5月19日から始まった裁判員裁判。松本被告は車をバック走行させ、横田さんら2人をはねて死傷させたことについて認めたものの、検察と弁護側の主張が真っ向から対立した。被告の『時速約70キロでのバック走行』が「危険運転に当たるかどうか」が争点となっていた。

5月27日の判決で熊本地裁の中田幹人裁判長は「バック走行でも一定の速度であればまっすぐ走ることもできるが、時速約70キロでは車の進行を制御できておらず、『進行を制御することが困難な高速度』に該当する」と判断。
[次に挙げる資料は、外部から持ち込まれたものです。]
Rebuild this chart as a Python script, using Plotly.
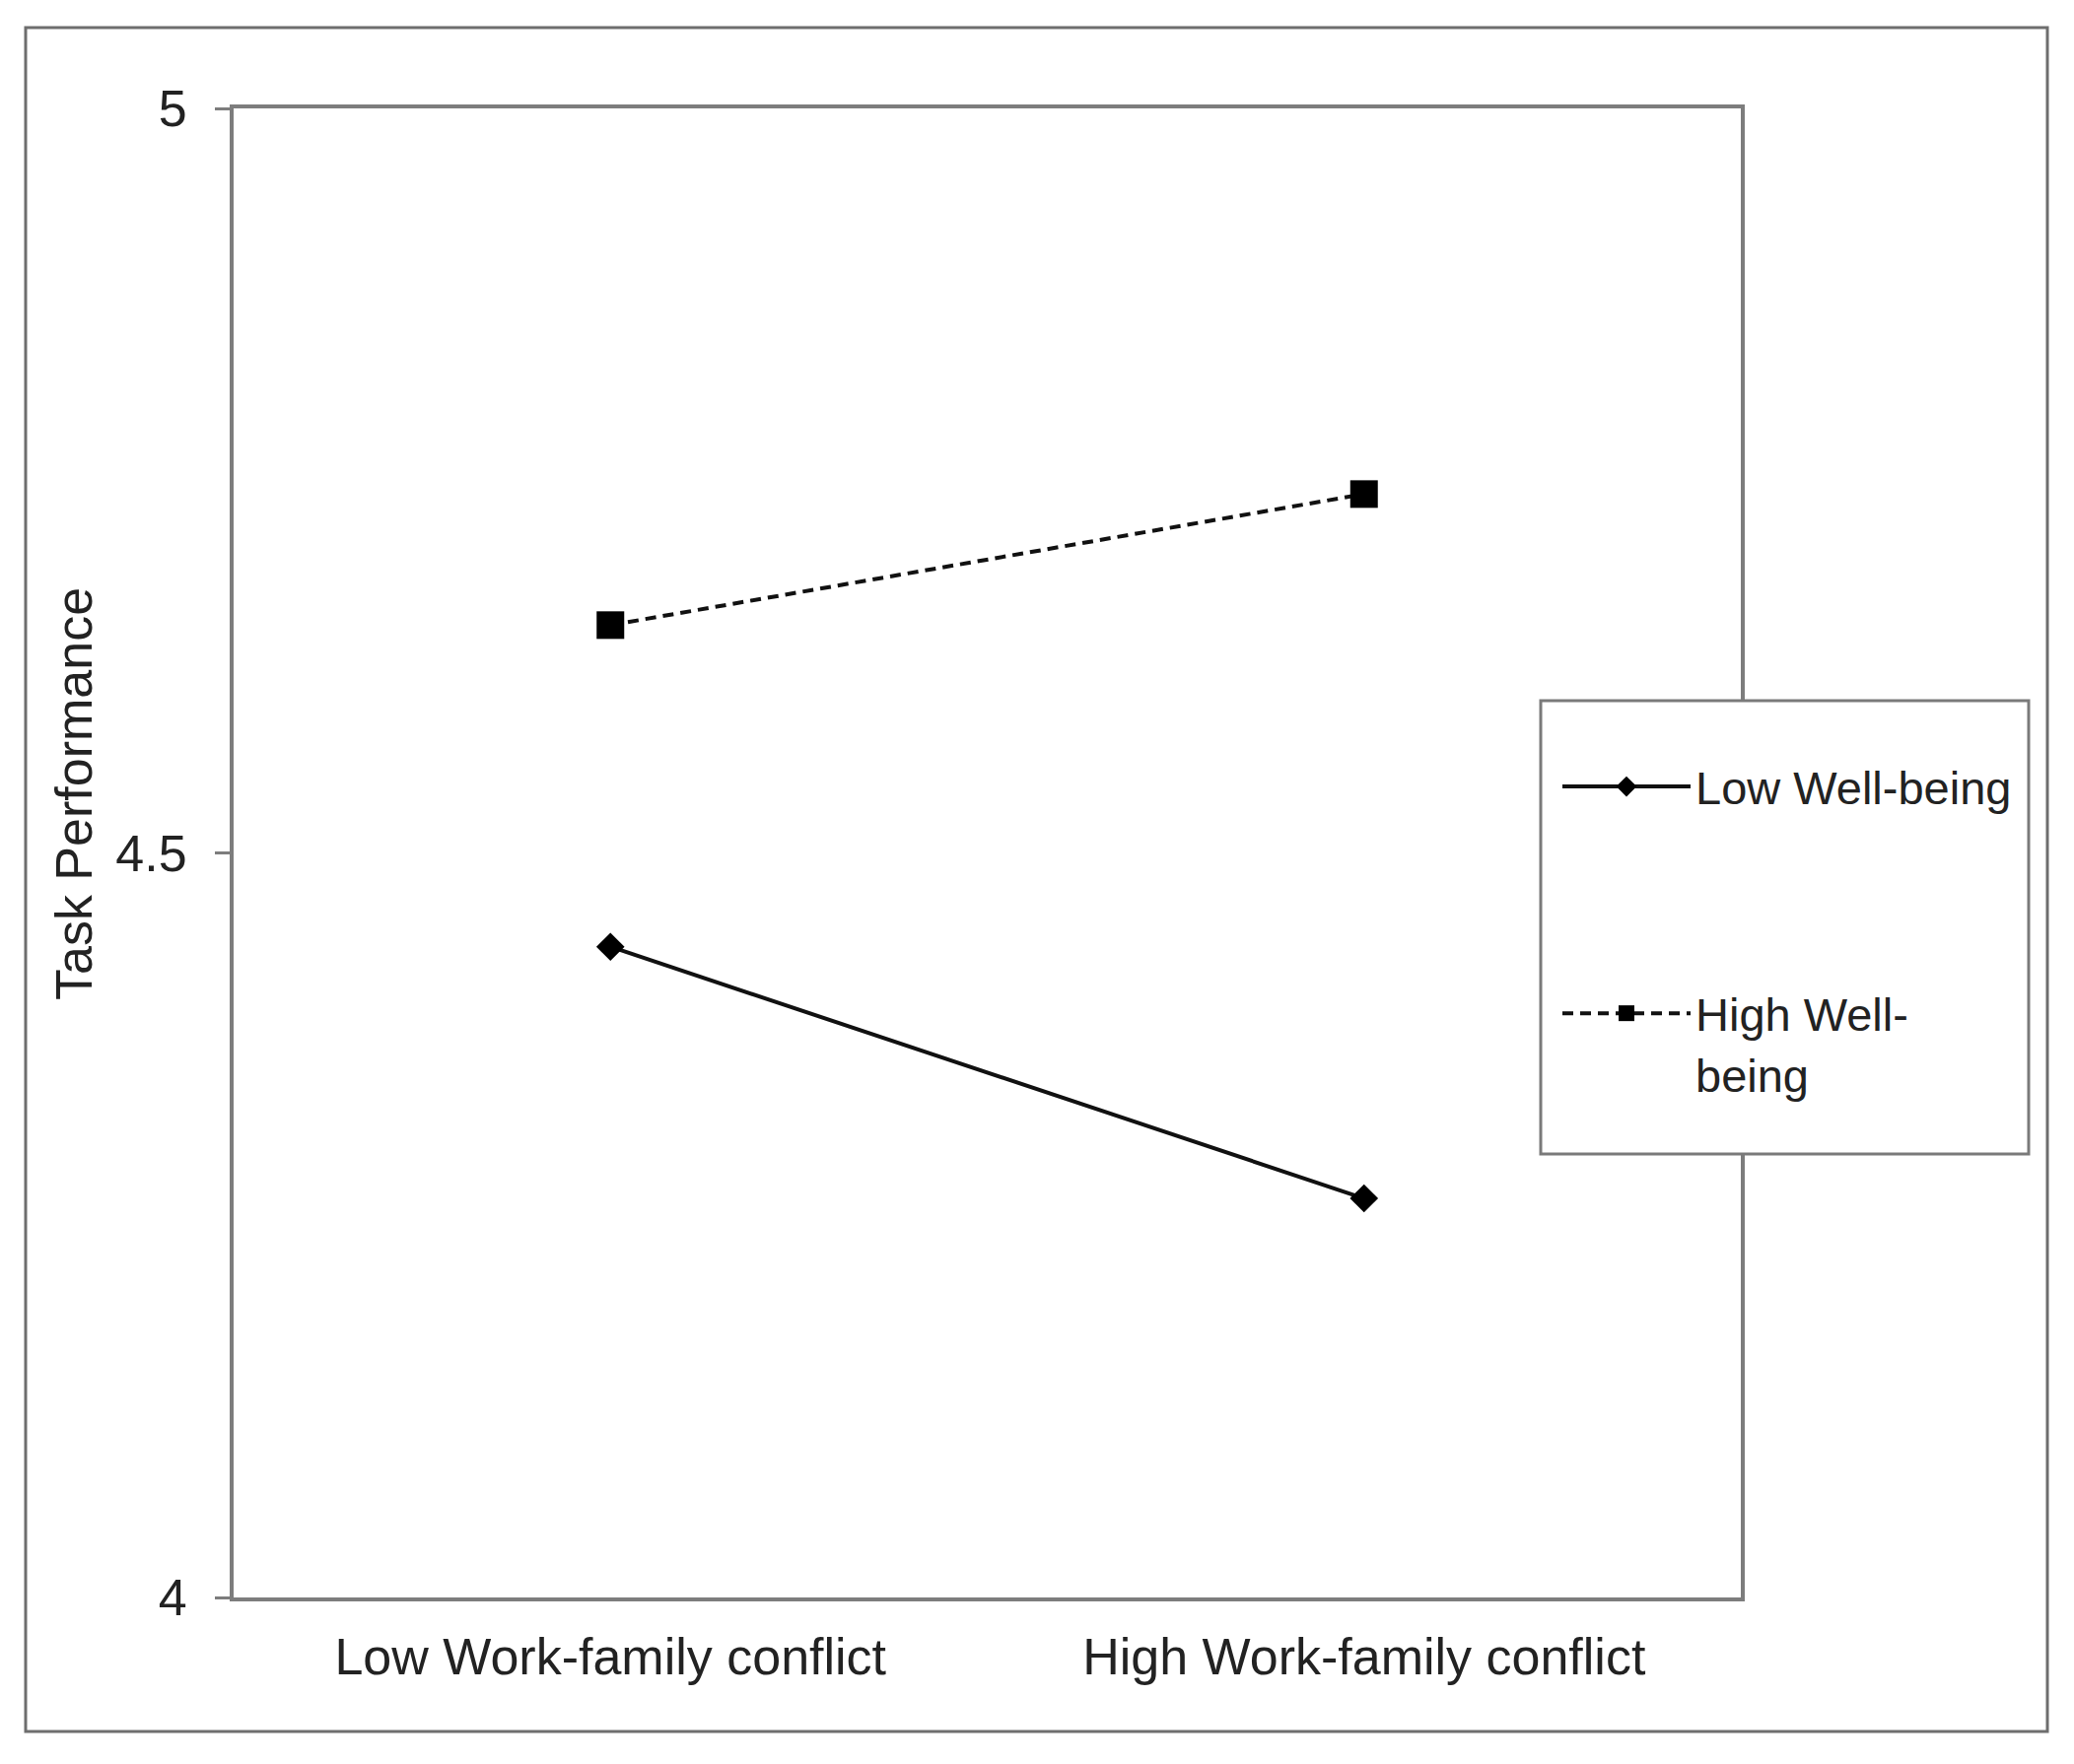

危険運転致死傷罪の成立を認め、求刑通り懲役12年の判決を言い渡した。

判決後、被害者参加制度を利用して裁判に参加していた、亡くなった横田さんの父・邦祐さんの代理人弁護人の籾倉了胤弁護士が取材に応じ、「適正な評価、法に従った評価が下された。いかなる処分が下ったところで、被害者にとっては終わりのない事件であり、法の中ではきょうが一区切りだが、被害者にとっては終わらない事件の一過程にすぎない」と述べた。一方、松本被告の弁護人は控訴について「被告と話をして検討する」としている。

亡くなった女性が勤務していた熊本市の大西市長は先ほど、コメントを発表。「どのような判決であっても失われた命が戻ることはなく、その悲しみは決して癒えるものではない。今回の痛ましい事件を決して風化させることなく、飲酒運転の根絶に向けた啓発活動を続けていく」としている。